October 15, 2014

In the footsteps of Finnish artists: an unforgettable trip to Eastern Finland - Part 2

Finn Kamilla Billiers decided to spend her holiday in Finland instead of travelling abroad. Her destination was Eastern Finland, an area renowned for its rugged landscapes. She let some of the most famous Finnish artists guide her on her journey. The trip was a journey into the heart of Finnish culture. 

This is part 2 of the 3 part post. Before this new destination Kamilla visited the North Karelian town Joensuu.

In good company 

I took a taxi from Joensuu to Koli. An hour later and I was walking toward one of the most famous landscapes in Finland with a newly purchased map in hand. After a few kilometres, I reached the summit of the Mäkrä hill. The views over Lake Pielinen have been said to embody the essence of Finnish identity better than anything else, and now that I have been there, I have to agree.

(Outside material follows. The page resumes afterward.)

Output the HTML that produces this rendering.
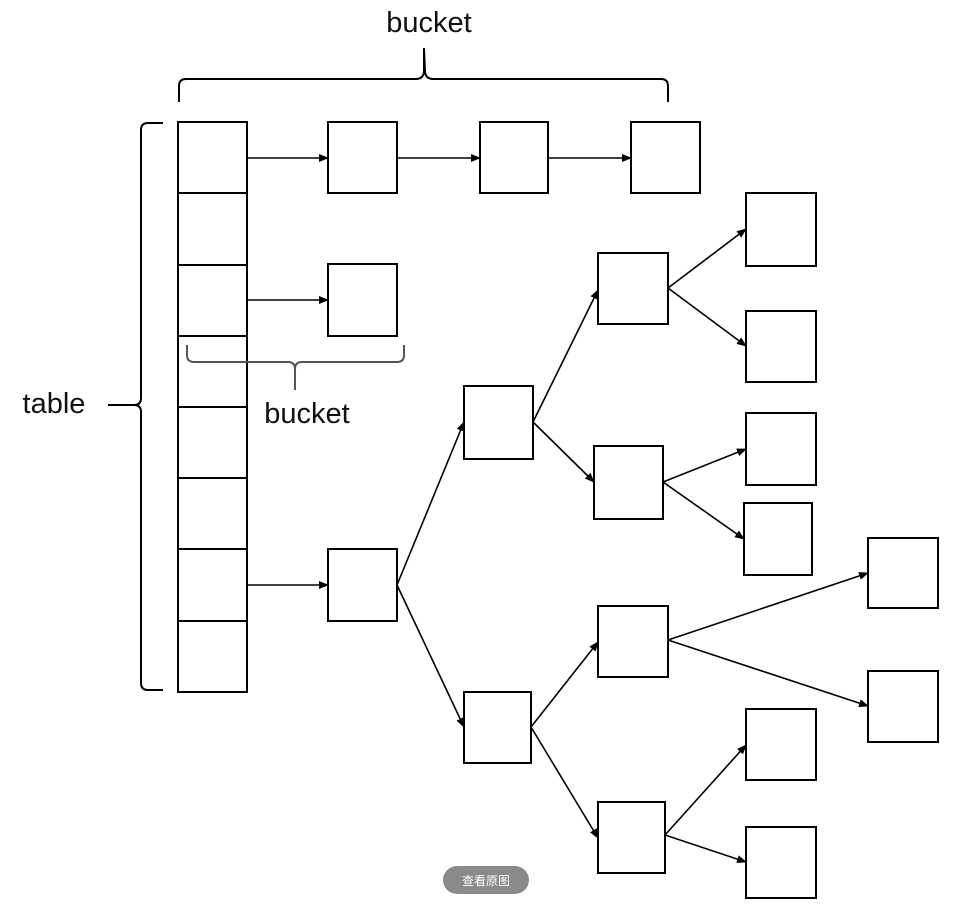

The pine trees and hills could have been from a Järnefelt painting, and I could hear echoes of Sibelius’s Fourth Symphony. It is easy to see why artists inspired by Karelianism and National Romanticism flocked to Eastern Finland, especially Karelia, in search of a national identity. The breathtaking view was like a painting. Landscape photography is great in that nature is perfect in itself, without any gimmicks. The orange tree trunks, dappled with summer sunshine, were crying out to be sketched and painted. But I am no Järnefelt, so I got up and left.

As I was walking down the hillside, I saw a red squirrel. We stared at each other for a moment before the squirrel let out an un-squirrel-like roar and hurled itself up a spruce. Have you ever heard a squirrel growl? Me neither, until then.

The big, knobbly roots of the spruce trees made me want to curl up between them, lie still, and listen to the sighs and whispers of the woods. Unfortunately, a huge swarm of mosquitoes also decided to stop for a while at the same spot, and the mosquitoes made it clear what they thought of me being there, so I had to carry on toward the most famous summits of the Koli range. The rocks at the summit of Ukko-Koli are worn smooth. I wonder how many hands have touched them over the years. A metal plaque had some letters engraved in it: ‘Ripa, Anu, and Veka were here.’ It is said that Järnefelt himself carved his name into the wall of a cave known locally as the Devil’s Church.

I rounded off the day with a visit to the village of Koli. On my way there, I came across an environmental art exhibition in the middle of the woods. Some of the pieces are apparent to only the perceptive visitor. A few birches have had some of their bark removed. When you look at these trees from the right angle, the areas where the bark has been notched out form a small circle, like a pale winter sun. I popped into the gallery of an English artist, and we talked for a while about the intricate lines of Japanese wood carvings.